Les passages devant le Parlement et le Conseil d'Etat sont les prochaines étapes du projet de loi. En cours d'instruction, l'Association des Utilisateurs de Transport de Fret (AUTF) et la CGI ont déposé un recours le 28 juin 2012 au Conseil d'Etat, dénonçant les fondements de l'écotaxe. La Confédération a également réalisé une étude juridique sur son euro-compatibilité qui épingle plusieurs non conformités et contrariétés avec le droit européen...
* Composé à 70 % d'Autostrade et à 30 % par SNCF, SFR, Steria et Thales
Les taux régionaux et le taux interrégional s'appliqueront uniformément quels que soient le type de transport, la nature et la valeur des marchandises. Ils sont modulés en fonction de la norme Euro du véhicule et son PTAC autour de trois catégories :
. Catégorie 1 : Véhicule moteur à deux essieux avec un PTAC inférieur à 12 tonnes
. Catégorie 2 : véhicule moteur à deux essieux avec un PTAC égal ou supérieur à 12 tonnes, véhicule moteur à trois essieux, ensemble de véhicules à trois essieux
. Catégorie 3 : véhicule moteur et ensemble de véhicules à quatre essieux et plus.
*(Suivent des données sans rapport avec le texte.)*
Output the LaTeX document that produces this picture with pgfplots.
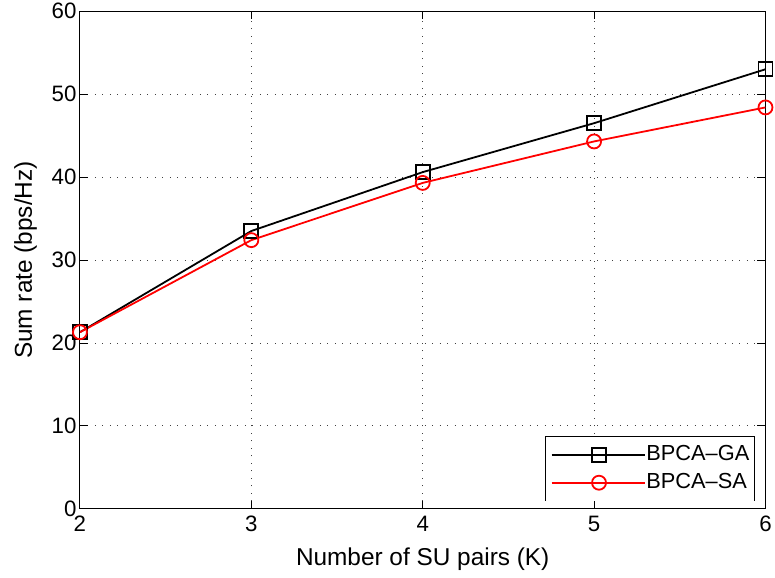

Pendant la phase d'expérimentation alsacienne - du 20 avril au 20 juillet - les véhicules de la catégorie 1 (PTAC inférieur à 12 tonnes) ne sont pas taxés.
Pour aller plus loin :
- un rappel des grands axes du dispositif par les services des Douanes
- les cinq conséquences négatives du projet, telles que listées par la CGI
Les réactions des représentants de la distribution Bâtiment
Laurent Martin Saint-Léon, délégué général de la FNBM (1)
"La nécessité pour le négoce de bénéficier d'un mécanisme de répercussion clair et reconnu par tous est la priorité immédiate de la FNBM. Comme le compte d'autrui, la profession doit disposer d'une procédure légale non contestable et non négociable qui empêchera aussi les risques d'impayés. Chez la plupart des négociants, une ligne "Transport ou livraison" figure déjà sur les factures à travers des forfaits parfois. Cette prestation est donc identifiée. Discriminatoire et injuste de surcroît, la profession ne peut pas supporter l'écotaxe et ses coûts associés en formation, équipements, logiciels, temps consacré pour gérer la collecte et son reversement etc. C'est hors de question ! S'agissant des délais de paiement, il faut qu'ils soient au minimum compatibles avec la loi LME au risque sinon de dégrader les trésoreries. La FNBM est membre et soutient les demandes de la Confédération Française du Commerce Interentreprises."
(1) Fédération du négoce de bois et de matériaux de construction - Adhérents : 1 200 négociants en bois et en matériaux de construction regroupant 3 000 sociétés. CA représenté : 18 Md€ environ
Hugues Pouzin, délégué général de la CGI (2)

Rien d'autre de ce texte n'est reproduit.